A continent laid out as a mere flat canvas is ought to be explored from one country to the next. Europe is blessed with that. Just a shy 2 hours train ride from Paris is Bruges, the Capital of Belgium. From the romanticised mainstream destination that is Paris, to a carefully preserved UNESCO heritage that is Belgium. The transition is seamless. Almost as seamless as the transition from 22 degrees to 13 degrees C. Knowing it was summer all through out Europe, we weren’t really ready.

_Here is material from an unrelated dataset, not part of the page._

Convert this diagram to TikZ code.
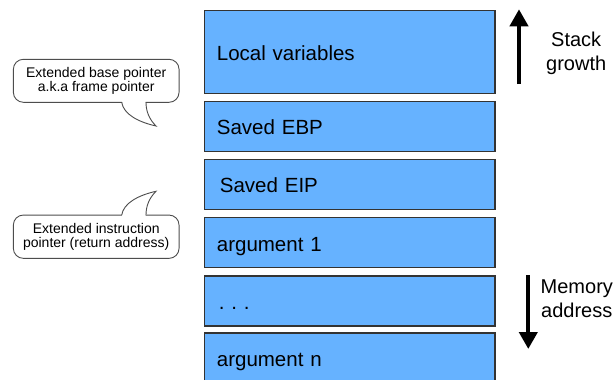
\documentclass[tikz,border=0pt]{standalone}
\usepackage{fontspec}
\setmainfont{Liberation Sans}
\usetikzlibrary{arrows.meta}
\definecolor{slotblue}{RGB}{102,178,255}
\definecolor{slotedge}{RGB}{51,51,51}
\definecolor{noteedge}{RGB}{77,77,77}
\frenchspacing
\begin{document}
\begin{tikzpicture}[x=1pt,y=-1pt,
  slot/.style={draw=slotedge, line width=1.8pt, fill=slotblue,
    minimum width=290.5pt, text width=265.5pt, inner xsep=12.5pt, inner ysep=0pt,
    align=left, text height=17pt, text depth=0pt,
    font=\fontsize{20.5}{24}\selectfont, anchor=north west},
  note/.style={draw=noteedge, line width=0.9pt, fill=white, rounded corners=10pt,
    minimum width=165.7pt, align=center, inner sep=0pt,
    font=\fontsize{14}{14.5}\selectfont},
  tail/.style={draw=noteedge, line width=0.9pt},
  side/.style={align=center, font=\fontsize{20}{24}\selectfont},
  flow/.style={line width=4pt, -{Triangle[width=18pt,length=17pt]}}
]
\useasboundingbox (0,0) rectangle (614,380);
\clip (0,0) rectangle (614,380);

% stack frame slots
\node[slot, minimum height=83pt] (locals) at (203.5,9.5)   {Local variables};
\node[slot, minimum height=50pt] (ebp)    at (203.5,100.5) {Saved EBP};
\node[slot, minimum height=50pt] (eip)    at (203.5,158.5) {\hspace*{3pt}Saved EIP};
\node[slot, minimum height=50pt] (arg1)   at (203.5,216.6) {argument 1};
\node[slot, minimum height=50pt] (dots)   at (203.5,274.7) {\hspace*{2pt}. . .};
\node[slot, minimum height=50pt] (argn)   at (203.5,332.4) {argument n};

% speech bubbles
\node[note, minimum height=43pt] (ebpnote) at (96.2,80.8)
  {Extended base pointer\\a.k.a frame pointer};
\node[note, minimum height=43.3pt] (eipnote) at (96.2,236.7)
  {Extended instruction\\pointer (return address)};

% bubble tails
\fill[white] (122.2,100.8) -- (122.2,102.3)
  .. controls (124,114) and (138,122) .. (156,126)
  .. controls (149,119) and (145.5,111) .. (145.5,102.3) -- (145.5,100.8) -- cycle;
\draw[tail] (121.7,102.3) .. controls (123.5,114) and (138,122) .. (156,126)
  .. controls (149,119) and (146,111) .. (146,102.3);

\fill[white] (122.2,216.5) -- (122.2,215)
  .. controls (124,203.3) and (138,195.3) .. (156,191.3)
  .. controls (149,198.3) and (145.5,206.3) .. (145.5,215) -- (145.5,216.5) -- cycle;
\draw[tail] (121.7,215) .. controls (123.5,203.3) and (138,195.3) .. (156,191.3)
  .. controls (149,198.3) and (146,206.3) .. (146,215);

% direction arrows
\coordinate (growfoot) at (519,84);
\coordinate (growtip)  at (519,9.3);
\draw[flow] (growfoot) -- (growtip);
\coordinate (addrtop) at (528.3,275);
\coordinate (addrtip) at (528.3,349);
\draw[flow] (addrtop) -- (addrtip);

\node[side] (growlabel) at (576.2,53.5) {Stack\\growth};
\node[side, font=\fontsize{20}{23.4}\selectfont] (addrlabel) at (576.8,298.9) {Memory\\address};
\end{tikzpicture}
\end{document}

Museo du Chocolat was something not my mom and I would dare miss out. After all, it’s all about Belgian Chocolates. And inheriting the sweet tooth from her, made all the experience all too immersive. From the humble beginnings of the cocoa bean, up to the final product released to the palate. It was a spectacle of sweet and bold and bitter all together. Imagine a chunk of Belgian Chocolate dropped in a glass, mixed with hot milk as it melts its goodness alongside. It was delicious. And comforting. Especially trapped in a 13 degree weather wearing only a romper and a basic Uniqlo jacket.

But this haven’t stopped us from exploring this little city. Having been learned that Bruges is one with UNESCO to preserve their culture and be part of a world heritage site. Our hotel was tall and narrow. Accessed only by a spiral staircase leading to the loft. It feels like as if we were trapped in a heirloom of a dwarf, but priced ridiculously high. This medieval historic settlement was made possible because the government forbids its people to stray away from the historic design of the old dutch. For in the midst of the advancement of technologies and the booming of skyscrapers, UNESCO made sure to preserve the old. Even as simple as changing the layout of a window need at least 2 years of approval. Which to me is both absurd and amazing. Absurd, how the government was able to micromanage their people. Amazing, because it turns out consistently breathtaking.

And Bruges, amongst elsewhere in Belgium, was like a walk back in time. Away from the modernisation of the world, away from the pollution that is unfurled. It was beautifully preserved and presented, just like how I imagined the old.